PROBLEM DETAILS »
Reproduce, please, the span of lines beginning at the line with "Rebuild this chart" and ending at the line with "d3.scaleLinear().domain([0, 220]).range([plotBottom, plotTop]);", inclusive, minus any pictures.

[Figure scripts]
** BEGIN **
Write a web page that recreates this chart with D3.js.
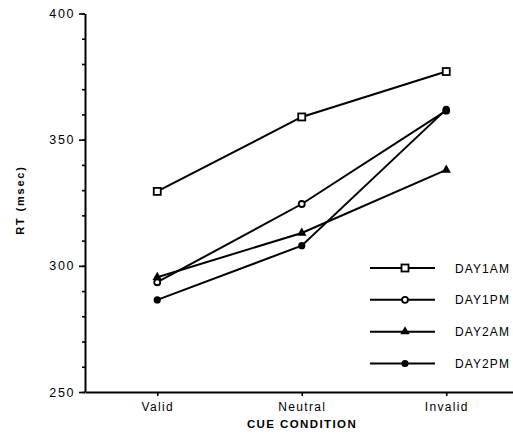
<!DOCTYPE html>
<html><head><meta charset="utf-8">
<script src="https://cdn.jsdelivr.net/npm/d3@7"></script>
<style>
html,body{margin:0;padding:0;background:#fff;}
svg{display:block;}
text{font-family:"Liberation Sans",Arial,Helvetica,sans-serif;fill:#000;}
</style></head>
<body>
<svg id="chart" width="513" height="443"></svg>
<script>
const categories = ["Valid", "Neutral", "Invalid"];
const seriesNames = ["DAY1AM", "DAY1PM", "DAY2AM", "DAY2PM"];
const day1am = [329.5, 359, 377];
const day1pm = [293.5, 324.5, 361.5];
const day2am = [295.5, 313, 338];
const day2pm = [286.5, 308, 362];
const yTicks = [250, 300, 350, 400];
const yMinorTicks = d3.range(250, 401, 10);
const xTitle = "CUE CONDITION";
const yTitle = "RT (msec)";

const seriesValues = [day1am, day1pm, day2am, day2pm];
const markers = ["square", "circle", "triangle", "dot"];

const svg = d3.select("#chart");
const x = d3.scalePoint().domain(categories).range([85, 518.5]).padding(0.5);
const y = d3.scaleLinear().domain([250, 400]).range([392, 13.5]);

// y axis
const gy = svg.append("g").attr("transform", "translate(85,0)");
gy.call(d3.axisLeft(y).tickValues(yMinorTicks).tickSize(3).tickFormat(""));
gy.call(g => g.select(".domain").remove());
const gyMaj = svg.append("g").attr("transform", "translate(85,0)")
  .call(d3.axisLeft(y).tickValues(yTicks).tickSize(6).tickSizeOuter(0).tickPadding(6));
svg.selectAll("g .tick line").attr("stroke", "#000").attr("stroke-width", 1.6);
gyMaj.select(".domain").attr("stroke", "#000").attr("stroke-width", 2);
gyMaj.selectAll(".tick text").attr("font-size", 12.5).attr("letter-spacing", 1.6)
  .attr("font-family", '"Liberation Sans",Arial,sans-serif').attr("dx", 2);

// x axis
const gx = svg.append("g").attr("transform", "translate(0,392)")
  .call(d3.axisBottom(x).tickSize(4).tickSizeOuter(0).tickPadding(6));
gx.select(".domain").attr("stroke", "#000").attr("stroke-width", 2);
gx.selectAll(".tick line").attr("stroke", "#000").attr("stroke-width", 1.6);
gx.selectAll(".tick text").attr("font-size", 12).attr("letter-spacing", 1.3)
  .attr("font-family", '"Liberation Sans",Arial,sans-serif');

// titles
svg.append("text").attr("x", 302).attr("y", 428).attr("text-anchor", "middle")
  .attr("font-size", 11.5).attr("font-weight", "bold").attr("letter-spacing", 1.4).text(xTitle);
svg.append("text").attr("transform", "translate(24,200) rotate(-90)").attr("text-anchor", "middle")
  .attr("font-size", 11).attr("font-weight", "bold").attr("letter-spacing", 1.8).text(yTitle);

function drawMarker(g, type, cx, cy) {
  if (type === "square") {
    g.append("rect").attr("x", cx - 3.5).attr("y", cy - 3.5).attr("width", 7).attr("height", 7)
      .attr("fill", "#fff").attr("stroke", "#000").attr("stroke-width", 1.8);
  } else if (type === "circle") {
    g.append("circle").attr("cx", cx).attr("cy", cy).attr("r", 3)
      .attr("fill", "#fff").attr("stroke", "#000").attr("stroke-width", 1.8);
  } else if (type === "triangle") {
    g.append("path").attr("d", d3.symbol(d3.symbolTriangle, 38)())
      .attr("transform", `translate(${cx},${cy})`).attr("fill", "#000");
  } else {
    g.append("circle").attr("cx", cx).attr("cy", cy).attr("r", 3.6).attr("fill", "#000");
  }
}

const line = d3.line().x((d, i) => x(categories[i])).y(d => y(d));
const plot = svg.append("g");
seriesValues.forEach((vals, si) => {
  plot.append("path").attr("d", line(vals)).attr("fill", "none")
    .attr("stroke", "#000").attr("stroke-width", 2);
});
seriesValues.forEach((vals, si) => {
  vals.forEach((v, i) => drawMarker(plot, markers[si], x(categories[i]), y(v)));
});

// legend
const legendY = d3.scalePoint().domain(seriesNames).range([268, 363.5]);
const lg = svg.append("g");
seriesNames.forEach((name, si) => {
  const ly = legendY(name);
  lg.append("line").attr("x1", 370).attr("x2", 435).attr("y1", ly).attr("y2", ly)
    .attr("stroke", "#000").attr("stroke-width", 2);
  drawMarker(lg, markers[si], 405, ly);
  lg.append("text").attr("x", 455).attr("y", ly + 4.5).attr("font-size", 12)
    .attr("letter-spacing", 1.1).text(name);
});
</script>
</body></html>
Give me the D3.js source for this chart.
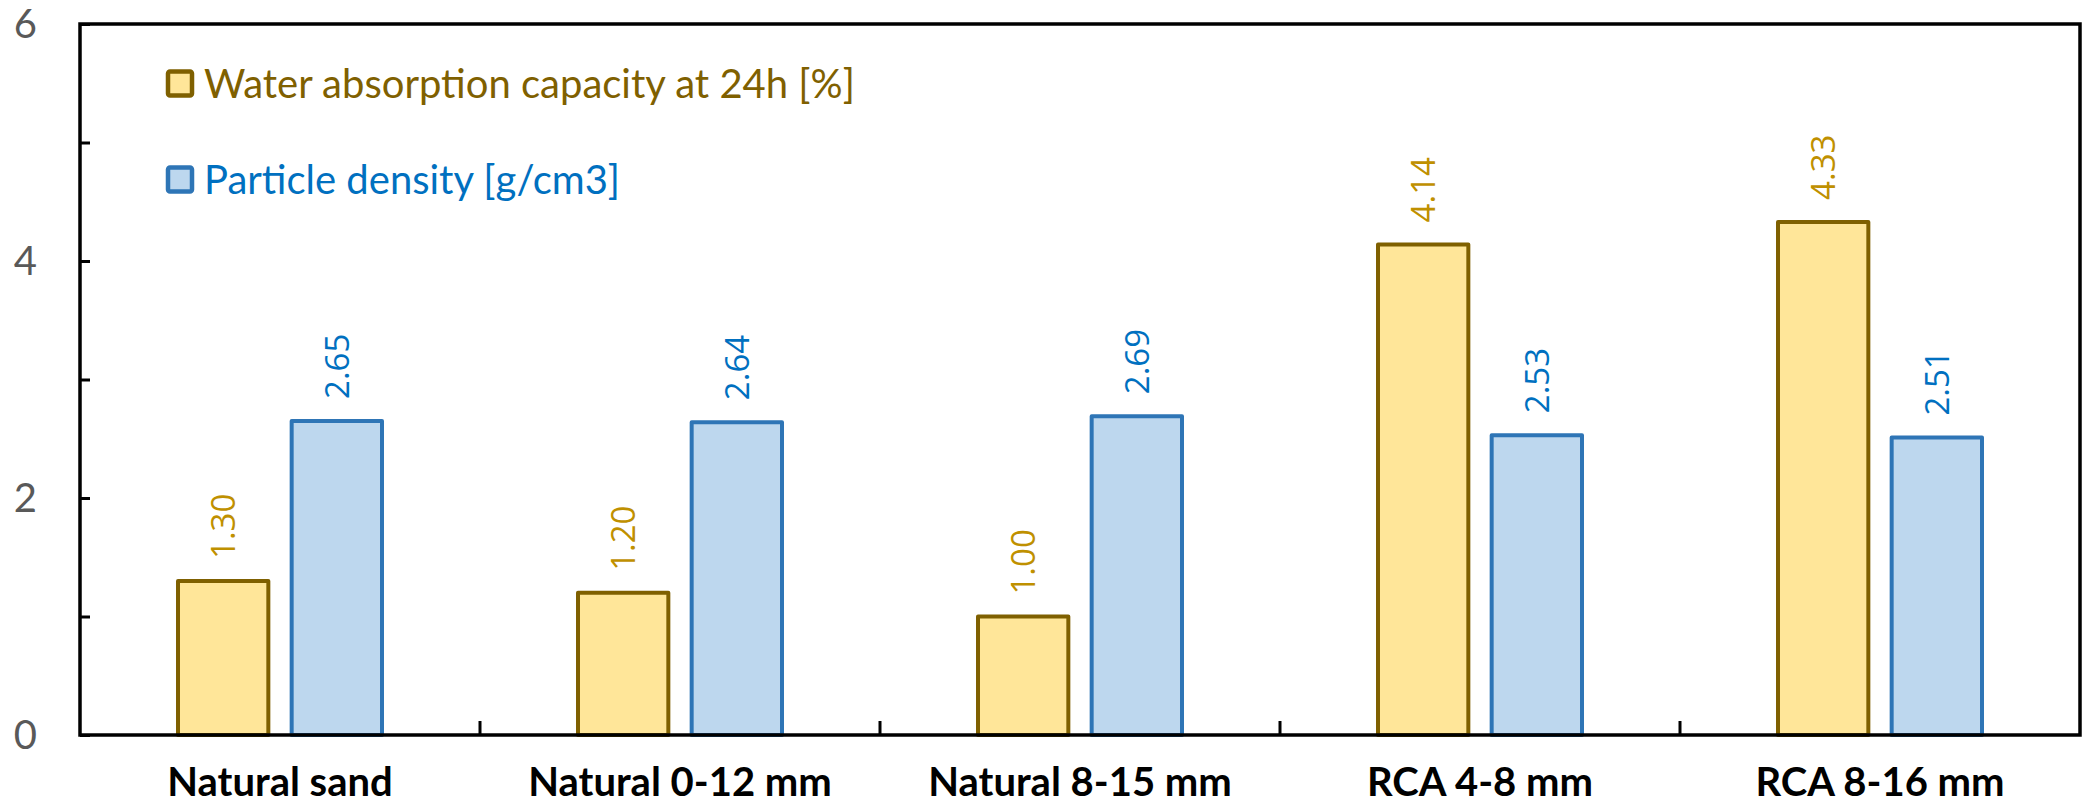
<!DOCTYPE html>
<html>
<head>
<meta charset="utf-8">
<script src="https://cdn.jsdelivr.net/npm/d3@7"></script>
<style>
  body { margin: 0; background: #fff; }
  svg text { font-family: Lato, "Open Sans", sans-serif; }
</style>
</head>
<body>
<div id="chart"></div>
<script>
const categories = ["Natural sand", "Natural 0-12 mm", "Natural 8-15 mm", "RCA 4-8 mm", "RCA 8-16 mm"];
const seriesNames = ["Water absorption capacity at 24h [%]", "Particle density [g/cm3]"];
const absorption = [1.30, 1.20, 1.00, 4.14, 4.33];
const density = [2.65, 2.64, 2.69, 2.53, 2.51];
const yTicks = [0, 1, 2, 3, 4, 5, 6];
const yLabels = [0, 2, 4, 6];

const width = 2090, height = 810;
const margin = { top: 24, right: 10, bottom: 75, left: 80 };

const fills = ["#FFE699", "#BDD7EE"];
const strokes = ["#7F6000", "#2E75B6"];
const labelColors = ["#BF9000", "#0070C0"];
const legendColors = ["#7F6000", "#0070C0"];

const svg = d3.select("#chart").append("svg")
  .attr("width", width)
  .attr("height", height);

const x0 = d3.scaleBand()
  .domain(categories)
  .range([margin.left, width - margin.right]);

const x1 = d3.scaleBand()
  .domain([0, 1])
  .range([96, 304])
  .paddingInner(0.17);

const y = d3.scaleLinear()
  .domain([0, 6])
  .range([height - margin.bottom, margin.top]);

const rows = categories.map((c, i) => ({ cat: c, vals: [absorption[i], density[i]] }));

// bars
const groups = svg.selectAll("g.grp")
  .data(rows)
  .enter()
  .append("g")
  .attr("class", "grp")
  .attr("transform", (d) => `translate(${x0(d.cat)},0)`);

groups.selectAll("rect")
  .data((d) => d.vals.map((v, k) => ({ v, k })))
  .enter()
  .append("rect")
  .attr("x", (d) => x1(d.k) + 2)
  .attr("y", (d) => y(d.v))
  .attr("width", x1.bandwidth() - 4)
  .attr("height", (d) => y(0) - y(d.v))
  .attr("fill", (d) => fills[d.k])
  .attr("stroke", (d) => strokes[d.k])
  .attr("stroke-width", 4)
  .attr("stroke-linejoin", "round");

// value labels
groups.selectAll("text.val")
  .data((d) => d.vals.map((v, k) => ({ v, k })))
  .enter()
  .append("text")
  .attr("class", "val")
  .attr("transform", (d) => `translate(${x1(d.k) + x1.bandwidth() / 2},${y(d.v) - 22}) rotate(-90)`)
  .attr("dy", "0.36em")
  .style("font-family", "'Open Sans', sans-serif")
  .style("font-size", "33px")
  .style("fill", (d) => labelColors[d.k])
  .text((d) => d.v.toFixed(2));

// frame
svg.append("rect")
  .attr("x", margin.left)
  .attr("y", margin.top)
  .attr("width", width - margin.right - margin.left)
  .attr("height", y(0) - margin.top)
  .attr("fill", "none")
  .attr("stroke", "#000")
  .attr("stroke-width", 3.5);

// y axis
const yAxis = svg.append("g")
  .attr("transform", `translate(${margin.left},0)`)
  .call(d3.axisRight(y).tickValues(yTicks).tickSize(10).tickFormat(""));
yAxis.select(".domain").remove();
yAxis.selectAll("line").attr("stroke", "#000").attr("stroke-width", 3);

svg.selectAll("text.ylab")
  .data(yLabels)
  .enter()
  .append("text")
  .attr("class", "ylab")
  .attr("x", 37)
  .attr("y", (d) => y(d))
  .attr("dy", "0.36em")
  .attr("text-anchor", "end")
  .style("font-size", "40px")
  .style("fill", "#595959")
  .text((d) => d);

// x axis ticks between categories
svg.selectAll("line.xtick")
  .data(categories.slice(1))
  .enter()
  .append("line")
  .attr("class", "xtick")
  .attr("x1", (d) => x0(d))
  .attr("x2", (d) => x0(d))
  .attr("y1", y(0))
  .attr("y2", y(0) - 14)
  .attr("stroke", "#000")
  .attr("stroke-width", 3);

svg.selectAll("text.xlab")
  .data(categories)
  .enter()
  .append("text")
  .attr("class", "xlab")
  .attr("x", (d) => x0(d) + x0.bandwidth() / 2)
  .attr("y", 796)
  .attr("text-anchor", "middle")
  .style("font-size", "40px")
  .style("font-weight", "bold")
  .style("fill", "#000")
  .text((d) => d);

// legend
const legend = svg.selectAll("g.leg")
  .data(seriesNames)
  .enter()
  .append("g")
  .attr("class", "leg")
  .attr("transform", (d, i) => `translate(166,${83.5 + i * 96})`);

legend.append("rect")
  .attr("x", 2)
  .attr("y", -12)
  .attr("width", 24)
  .attr("height", 24)
  .attr("rx", 2)
  .attr("fill", (d, i) => fills[i])
  .attr("stroke", (d, i) => strokes[i])
  .attr("stroke-width", 4.5);

legend.append("text")
  .attr("x", 38)
  .attr("dy", "0.36em")
  .style("font-size", "40px")
  .style("fill", (d, i) => legendColors[i])
  .text((d) => d);
</script>
</body>
</html>
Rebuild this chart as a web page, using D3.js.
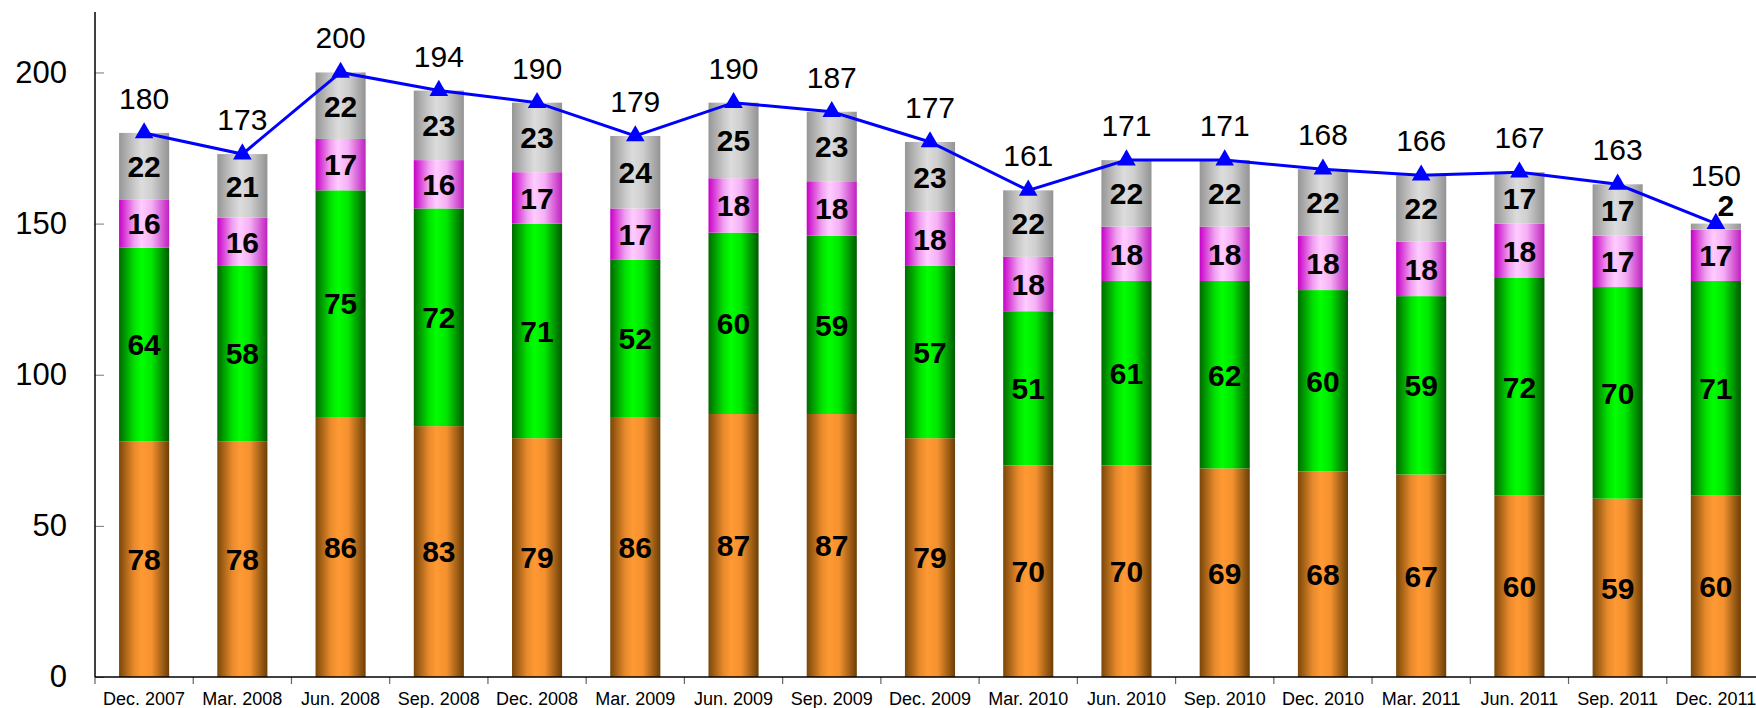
<!DOCTYPE html>
<html>
<head>
<meta charset="utf-8">
<script src="https://cdn.jsdelivr.net/npm/d3@7"></script>
<style>
  html, body { margin: 0; padding: 0; background: #fff; }
  svg { display: block; font-family: "Liberation Sans", Arial, sans-serif; }
</style>
</head>
<body>
<div id="chart"></div>
<script>
// chart data
const periods = ["Dec. 2007", "Mar. 2008", "Jun. 2008", "Sep. 2008", "Dec. 2008", "Mar. 2009",
  "Jun. 2009", "Sep. 2009", "Dec. 2009", "Mar. 2010", "Jun. 2010", "Sep. 2010",
  "Dec. 2010", "Mar. 2011", "Jun. 2011", "Sep. 2011", "Dec. 2011"];
const orangeVals = [78, 78, 86, 83, 79, 86, 87, 87, 79, 70, 70, 69, 68, 67, 60, 59, 60];
const greenVals  = [64, 58, 75, 72, 71, 52, 60, 59, 57, 51, 61, 62, 60, 59, 72, 70, 71];
const pinkVals   = [16, 16, 17, 16, 17, 17, 18, 18, 18, 18, 18, 18, 18, 18, 18, 17, 17];
const greyVals   = [22, 21, 22, 23, 23, 24, 25, 23, 23, 22, 22, 22, 22, 22, 17, 17, 2];
const totals     = [180, 173, 200, 194, 190, 179, 190, 187, 177, 161, 171, 171, 168, 166, 167, 163, 150];
const yTicks = [0, 50, 100, 150, 200];

let width = 1756, height = 708;
let plotLeft = 95, plotRight = 1765, plotTop = 12, plotBottom = 677;

let svg = d3.select("#chart").append("svg")
  .attr("width", width).attr("height", height);

let x = d3.scaleBand().domain(periods).range([plotLeft, plotRight])
  .paddingInner(0.49).paddingOuter(0.245);
let y = d3.scaleLinear().domain([0, 220]).range([plotBottom, plotTop]);

// horizontal shading, dark at the edges
let series = [
  { key: "orange", vals: orangeVals, stops: ["#7a4708", "#e88a2c", "#ff9933", "#f5922f", "#6b3e06"] },
  { key: "green", vals: greenVals, stops: ["#006a00", "#00e000", "#00ff00", "#00e600", "#005a00"] },
  { key: "pink", vals: pinkVals, stops: ["#c800c8", "#f0a0f0", "#ffccff", "#f5b0f5", "#c020c0"] },
  { key: "grey", vals: greyVals, stops: ["#969696", "#c8c8c8", "#dcdcdc", "#cfcfcf", "#939393"] }
];
let offsets = [0, 0.3, 0.45, 0.65, 1];

let defs = svg.append("defs");
series.forEach(s => {
  let g = defs.append("linearGradient").attr("id", "grad_" + s.key)
    .attr("x1", "0%").attr("x2", "100%").attr("y1", "0%").attr("y2", "0%");
  s.stops.forEach((c, i) => g.append("stop").attr("offset", offsets[i]).attr("stop-color", c));
});

// stacked data
let stackData = periods.map((p, i) => {
  let row = { period: p };
  series.forEach(s => row[s.key] = s.vals[i]);
  return row;
});
let stacked = d3.stack().keys(series.map(s => s.key))(stackData);

let bw = x.bandwidth();
stacked.forEach((layer, li) => {
  let key = series[li].key;
  let g = svg.append("g").classed("layer_" + key, true);
  g.selectAll("rect").data(layer).enter().append("rect")
    .attr("x", d => x(d.data.period))
    .attr("y", d => y(d[1]))
    .attr("width", bw)
    .attr("height", d => y(d[0]) - y(d[1]))
    .attr("fill", "url(#grad_" + key + ")");
});

// segment labels (tiny segments get their label above the bar)
stacked.forEach((layer, li) => {
  svg.append("g").selectAll("text").data(layer).enter().append("text")
    .attr("x", d => {
      let cx = x(d.data.period) + bw / 2;
      return (d[1] - d[0]) < 6 ? cx + 10 : cx;
    })
    .attr("y", d => (d[1] - d[0]) < 6 ? y(d[1]) - 8 : y((d[0] + d[1]) / 2))
    .attr("dy", d => (d[1] - d[0]) < 6 ? 0 : "0.36em")
    .attr("text-anchor", "middle")
    .style("font-size", "30px")
    .style("font-weight", "bold")
    .style("fill", "#000")
    .text(d => d[1] - d[0]);
});

// axes
let yAxis = d3.axisLeft(y).tickValues(yTicks).tickSizeInner(-9).tickSizeOuter(0).tickPadding(28);
let yg = svg.append("g").attr("transform", "translate(" + plotLeft + ",0)").call(yAxis);
yg.select(".domain").remove();
yg.selectAll(".tick line").attr("stroke", "#777");
yg.selectAll(".tick text").style("font-size", "31px").style("fill", "#000")
  .style("font-family", "'Liberation Sans', Arial, sans-serif");
svg.append("line").attr("x1", plotLeft).attr("x2", plotLeft).attr("y1", plotTop).attr("y2", plotBottom)
  .attr("stroke", "#000").attr("stroke-width", 1.5);

let step = x.step();
svg.append("g").selectAll("line").data(d3.range(periods.length + 1)).enter().append("line")
  .attr("x1", i => plotLeft + i * step).attr("x2", i => plotLeft + i * step)
  .attr("y1", plotBottom).attr("y2", plotBottom + 7)
  .attr("stroke", "#666").attr("stroke-width", 1.2);
svg.append("line").attr("x1", plotLeft).attr("x2", plotRight).attr("y1", plotBottom).attr("y2", plotBottom)
  .attr("stroke", "#000").attr("stroke-width", 1.5);

svg.append("g").selectAll("text").data(periods).enter().append("text")
  .attr("x", d => x(d) + bw / 2)
  .attr("y", 705)
  .attr("text-anchor", "middle")
  .style("font-size", "18px")
  .style("fill", "#000")
  .text(d => d);

// total line
let cx = p => x(p) + bw / 2;
let line = d3.line().x((d, i) => cx(periods[i])).y(d => y(d));
svg.append("path").datum(totals)
  .attr("d", line)
  .attr("fill", "none")
  .attr("stroke", "#0000ff")
  .attr("stroke-width", 3);

let tri = d3.symbol().type(d3.symbolTriangle).size(150);
svg.append("g").selectAll("path").data(totals).enter().append("path")
  .attr("d", tri)
  .attr("transform", (d, i) => "translate(" + cx(periods[i]) + "," + y(d) + ")")
  .attr("fill", "#0000ff");

svg.append("g").selectAll("text").data(totals).enter().append("text")
  .attr("x", (d, i) => cx(periods[i]))
  .attr("y", (d, i) => y(d) - (greyVals[i] < 6 ? 38 : 24))
  .attr("text-anchor", "middle")
  .style("font-size", "30px")
  .style("fill", "#000")
  .text(d => d);
</script>
</body>
</html>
** END **
REPLY »
Rebuild this chart as a web page, using D3.js.
<!DOCTYPE html>
<html>
<head>
<meta charset="utf-8">
<script src="https://cdn.jsdelivr.net/npm/d3@7"></script>
<style>
  html, body { margin: 0; padding: 0; background: #fff; }
  svg { display: block; font-family: "Liberation Sans", Arial, sans-serif; }
</style>
</head>
<body>
<div id="chart"></div>
<script>
// chart data
const periods = ["Dec. 2007", "Mar. 2008", "Jun. 2008", "Sep. 2008", "Dec. 2008", "Mar. 2009",
  "Jun. 2009", "Sep. 2009", "Dec. 2009", "Mar. 2010", "Jun. 2010", "Sep. 2010",
  "Dec. 2010", "Mar. 2011", "Jun. 2011", "Sep. 2011", "Dec. 2011"];
const orangeVals = [78, 78, 86, 83, 79, 86, 87, 87, 79, 70, 70, 69, 68, 67, 60, 59, 60];
const greenVals  = [64, 58, 75, 72, 71, 52, 60, 59, 57, 51, 61, 62, 60, 59, 72, 70, 71];
const pinkVals   = [16, 16, 17, 16, 17, 17, 18, 18, 18, 18, 18, 18, 18, 18, 18, 17, 17];
const greyVals   = [22, 21, 22, 23, 23, 24, 25, 23, 23, 22, 22, 22, 22, 22, 17, 17, 2];
const totals     = [180, 173, 200, 194, 190, 179, 190, 187, 177, 161, 171, 171, 168, 166, 167, 163, 150];
const yTicks = [0, 50, 100, 150, 200];

let width = 1756, height = 708;
let plotLeft = 95, plotRight = 1765, plotTop = 12, plotBottom = 677;

let svg = d3.select("#chart").append("svg")
  .attr("width", width).attr("height", height);

let x = d3.scaleBand().domain(periods).range([plotLeft, plotRight])
  .paddingInner(0.49).paddingOuter(0.245);
let y = d3.scaleLinear().domain([0, 220]).range([plotBottom, plotTop]);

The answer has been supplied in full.